A CNV ajuda a criança a entender que não é errado sentir raiva, tristeza ou frustração — o importante é aprender como expressar essas emoções de forma segura. Quando ela consegue colocar em palavras o que sente e precisa, os conflitos diminuem e a cooperação aumenta.

Dicas práticas:

  • Use perguntas simples como:


    “Você está bravo porque queria continuar brincando?”
    “O que você está precisando agora?”


  • Crie momentos diários para falar sobre sentimentos. Pode ser na hora do banho, antes de dormir ou durante uma refeição.
  • Use recursos como livros infantis sobre emoções ou cartazes com carinhas (feliz, triste, bravo, com medo) para ajudar a nomear sentimentos.

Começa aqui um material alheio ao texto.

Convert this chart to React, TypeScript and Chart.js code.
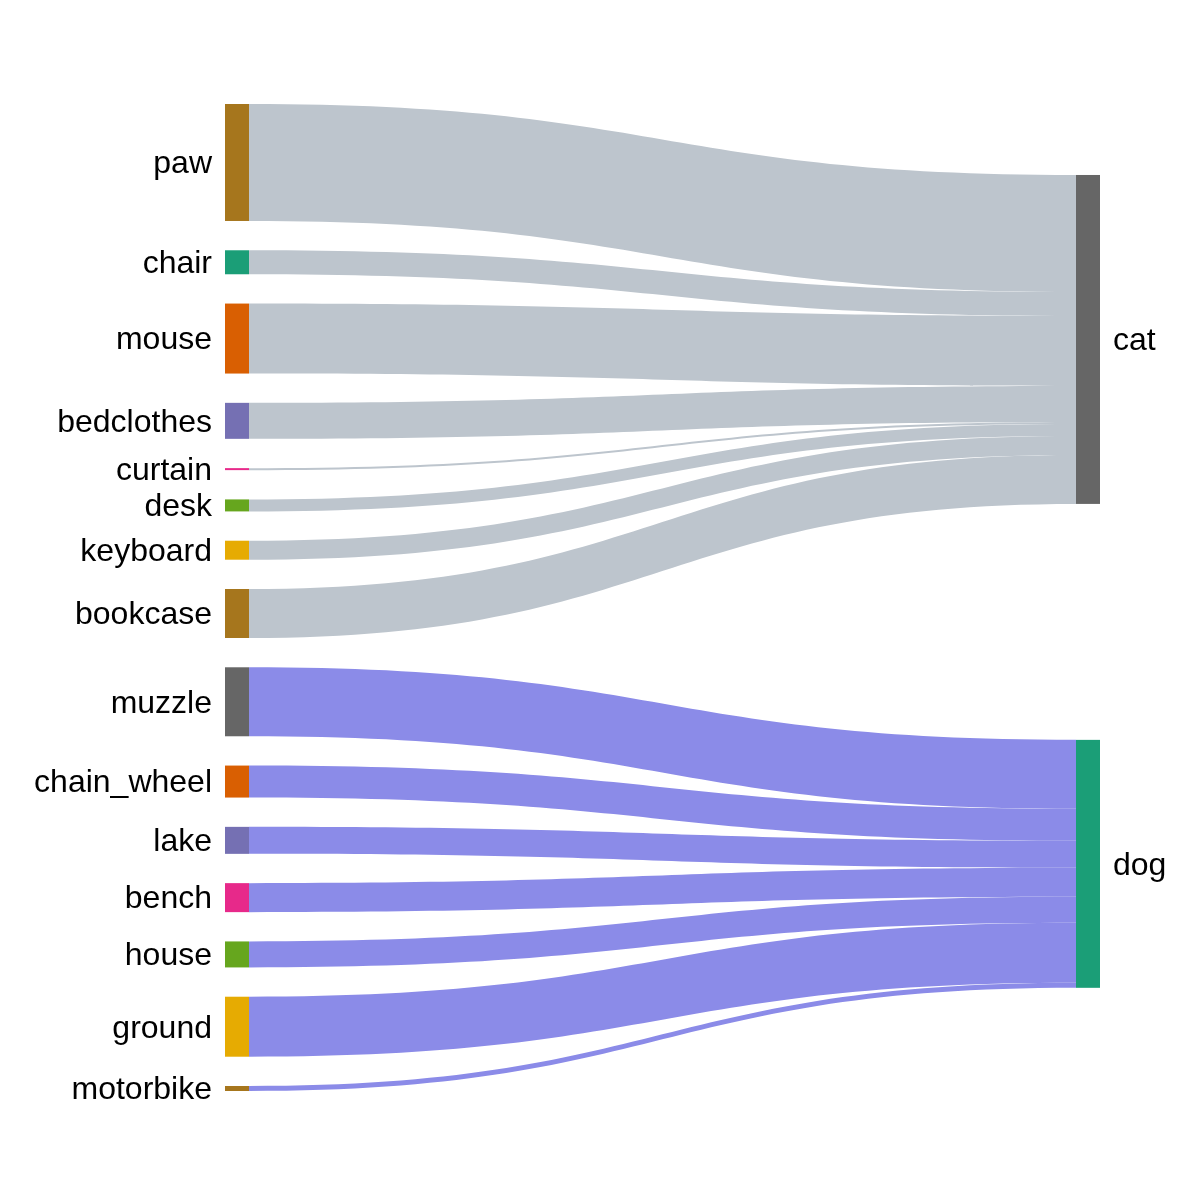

Incorporar a CNV é uma jornada que envolve prática diária, intenção e compaixão — com a criança e com você também. Com o tempo, essa forma de se comunicar se torna natural, e os resultados aparecem: menos conflitos, mais conexão, mais respeito mútuo e um ambiente familiar mais acolhedor e colaborativo.

Conclusão

A Comunicação Não-Violenta (CNV) não é apenas uma técnica de fala — é uma forma de se relacionar com mais empatia, presença e respeito. Ao longo deste artigo, vimos como ela pode transformar os desafios do dia a dia com as crianças em oportunidades de conexão verdadeira.

Ao substituir broncas por escuta ativa, autoritarismo por diálogo e reações impulsivas por pausas conscientes, fortalecemos o vínculo afetivo, ajudamos no desenvolvimento emocional e cultivamos um ambiente familiar mais leve e colaborativo.

O convite é simples, mas poderoso: experimente aos poucos. Um novo tom de voz. Uma escuta mais atenta. Um pedido feito com clareza em vez de uma ordem. A mudança não precisa ser radical — ela começa com pequenas atitudes que se repetem no cotidiano.

“Quando mudamos a forma como nos comunicamos com as crianças, não apenas educamos — nós as ensinamos a amar, a confiar e a respeitar o outro.”

Comece hoje. Um passo de cada vez. Seu exemplo é o maior presente que você pode oferecer.